What Is Emetophobia?
Emetophobia is a very strong, persistent fear of vomiting or of seeing someone else vomit. People who have emetophobia may also be afraid of feeling nauseated.
How Does Someone Develop Emetophobia?
A desire to avoid being ill or to avoid being around others who are ill is a natural human instinct. Emetophobia takes this instinct and magnifies it until the fear becomes exaggerated and impractical.
Usually emetophobia develops after a person has had an experience with being violently ill. Other disturbing situations involving being sick or seeing someone else get sick can also lead to the development of emetophobia.

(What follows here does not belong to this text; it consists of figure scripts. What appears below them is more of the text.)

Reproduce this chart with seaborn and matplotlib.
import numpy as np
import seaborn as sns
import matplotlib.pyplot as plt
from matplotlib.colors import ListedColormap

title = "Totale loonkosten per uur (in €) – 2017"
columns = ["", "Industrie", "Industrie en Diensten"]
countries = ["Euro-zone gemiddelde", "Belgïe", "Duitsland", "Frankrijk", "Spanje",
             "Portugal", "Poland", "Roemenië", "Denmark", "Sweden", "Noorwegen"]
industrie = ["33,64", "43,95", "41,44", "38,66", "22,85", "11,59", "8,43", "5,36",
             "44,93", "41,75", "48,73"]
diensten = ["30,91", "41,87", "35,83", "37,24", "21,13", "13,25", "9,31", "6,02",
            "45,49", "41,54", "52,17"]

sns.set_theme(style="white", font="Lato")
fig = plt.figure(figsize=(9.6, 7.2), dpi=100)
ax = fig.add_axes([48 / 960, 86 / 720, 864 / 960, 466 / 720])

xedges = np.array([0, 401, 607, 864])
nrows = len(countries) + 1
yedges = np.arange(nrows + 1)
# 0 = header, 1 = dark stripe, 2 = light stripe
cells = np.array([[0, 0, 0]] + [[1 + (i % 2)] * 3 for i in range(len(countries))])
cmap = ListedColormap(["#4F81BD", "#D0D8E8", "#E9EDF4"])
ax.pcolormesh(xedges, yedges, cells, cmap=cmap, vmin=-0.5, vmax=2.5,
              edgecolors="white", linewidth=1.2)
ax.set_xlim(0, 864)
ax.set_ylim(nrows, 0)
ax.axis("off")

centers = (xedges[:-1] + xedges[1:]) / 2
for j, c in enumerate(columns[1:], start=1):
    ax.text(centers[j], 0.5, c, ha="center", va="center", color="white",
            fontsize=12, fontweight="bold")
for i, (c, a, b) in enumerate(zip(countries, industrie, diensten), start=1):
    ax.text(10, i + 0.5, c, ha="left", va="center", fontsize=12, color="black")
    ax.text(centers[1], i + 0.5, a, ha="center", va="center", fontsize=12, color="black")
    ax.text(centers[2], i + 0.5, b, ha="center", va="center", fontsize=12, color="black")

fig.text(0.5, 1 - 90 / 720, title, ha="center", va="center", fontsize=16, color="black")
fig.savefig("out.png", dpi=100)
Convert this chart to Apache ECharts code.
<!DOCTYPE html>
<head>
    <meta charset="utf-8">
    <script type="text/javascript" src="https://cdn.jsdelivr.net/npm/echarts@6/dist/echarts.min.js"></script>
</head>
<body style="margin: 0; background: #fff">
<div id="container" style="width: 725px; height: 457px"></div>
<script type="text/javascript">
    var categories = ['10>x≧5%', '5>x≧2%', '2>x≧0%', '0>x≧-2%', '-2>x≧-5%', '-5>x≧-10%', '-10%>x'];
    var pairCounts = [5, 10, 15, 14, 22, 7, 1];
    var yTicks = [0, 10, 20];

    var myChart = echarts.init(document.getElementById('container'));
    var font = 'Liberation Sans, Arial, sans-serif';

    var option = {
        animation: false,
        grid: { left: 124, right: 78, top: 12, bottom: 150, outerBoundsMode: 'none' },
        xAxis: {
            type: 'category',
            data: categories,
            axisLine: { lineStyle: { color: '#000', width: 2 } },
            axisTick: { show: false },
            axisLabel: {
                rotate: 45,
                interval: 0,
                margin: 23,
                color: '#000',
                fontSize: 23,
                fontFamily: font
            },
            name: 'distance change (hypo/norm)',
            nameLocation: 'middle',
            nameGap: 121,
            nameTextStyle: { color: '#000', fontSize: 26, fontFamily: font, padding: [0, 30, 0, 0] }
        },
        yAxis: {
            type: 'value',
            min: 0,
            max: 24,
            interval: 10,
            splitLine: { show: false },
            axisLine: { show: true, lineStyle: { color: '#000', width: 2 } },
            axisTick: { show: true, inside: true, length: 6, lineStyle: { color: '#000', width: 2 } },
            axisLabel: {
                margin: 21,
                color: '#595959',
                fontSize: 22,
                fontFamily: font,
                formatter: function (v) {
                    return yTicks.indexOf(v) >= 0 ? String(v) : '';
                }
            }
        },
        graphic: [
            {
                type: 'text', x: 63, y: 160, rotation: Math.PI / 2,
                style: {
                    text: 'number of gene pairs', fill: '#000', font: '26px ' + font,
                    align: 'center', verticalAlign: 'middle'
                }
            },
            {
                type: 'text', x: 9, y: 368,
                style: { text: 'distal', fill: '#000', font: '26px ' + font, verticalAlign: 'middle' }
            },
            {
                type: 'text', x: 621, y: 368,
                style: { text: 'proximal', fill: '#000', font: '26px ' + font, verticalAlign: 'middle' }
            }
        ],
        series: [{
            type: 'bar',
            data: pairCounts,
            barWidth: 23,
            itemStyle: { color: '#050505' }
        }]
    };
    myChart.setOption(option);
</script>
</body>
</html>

Children are especially likely to develop emetophobia after a traumatic experience with illness.
How Does Emetophobia Affect Daily Life?
Some people who have emetophobia strive to avoid any situation that has the potential to cause illness. This can lead to avoidance of a number of activities and situations. A person with severe emetophobia may avoid crowded places, refrain from drinking alcohol or attending parties, or even decide not to have children (basically because kids are often sick).
For children who develop emetophobia, the resulting behaviors can be extreme. Some kids who have emetophobia will refuse to eat a variety of foods for fear of being ill. When this happens, it can harm their nutrition and interfere with their growth and development.

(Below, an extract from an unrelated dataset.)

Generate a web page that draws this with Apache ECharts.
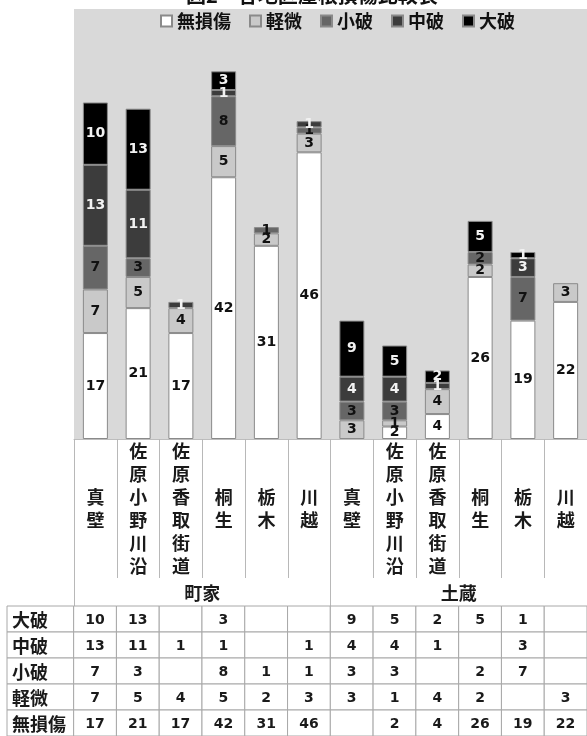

Total food refusal can also occur in a child after the onset of emetophobia. This, of course, is a very drastic result of the phobia which is not especially common. Immediate intervention by a licensed mental health worker is usually needed for children who refuse to eat for fear of being sick.
A trained therapist or psychiatrist can help a child to eliminate the extreme fear and start eating a balanced diet again.
How Is Emetophobia Treated?
Typically, emetophobia and other phobias are treated with systematic desensitization. The client is slowly taught to eliminate anxiety felt around the object of fear. During this process, the affected person learns to react to the presence of the feared object with calmness.
Here’s an example of how systematic desensitization works using a common fear known as arachnophobia (the fear of arachnids such as spiders). For a person who went to therapy for this issue, the counselor would first teach him or her to stay calm while looking at a picture of a spider. The person might be asked to look at the photo for a brief period of time, and gradually he or she would learn to look at it without feeling any fear or discomfort. At each step, the client would practice using relaxation techniques such as deep, measured breathing. The therapist must help the phobic person to stay in control and face the feared object without anxiety and with an understanding that no harm is forthcoming.
The process of systematic desensitization can be slow and somewhat difficult, but it is important not to rush so the person is less likely to experience a return of the phobic symptoms after therapy has ended.
A Case Study on Emetophobia Treatment
In a case study of an eleven-year-old child with emetophobia (“Competence Imagery: A Case Study Treating Emetophobia”), two researchers observe the efficacy of treating the girl using a less common approach.
When the child was treated with systematic desensitization, she did not see an improvement in her symptoms. The psychologists proposed using Competence Imagery, instead. This entailed “systematically pairing anxiety-provoking [situations]” (the researchers used “video scenes of someone vomiting”) with positive mental imagery. The psychologists asked the girl to imagine doing something she was successful at while watching the fear-provoking videos.
This approach proved to be effective in treating the girl’s emetophobia. Over a period of weeks, she reported feeling less anxiety about being sick. Two years after her treatment, she remained healthy and free from emetophobia.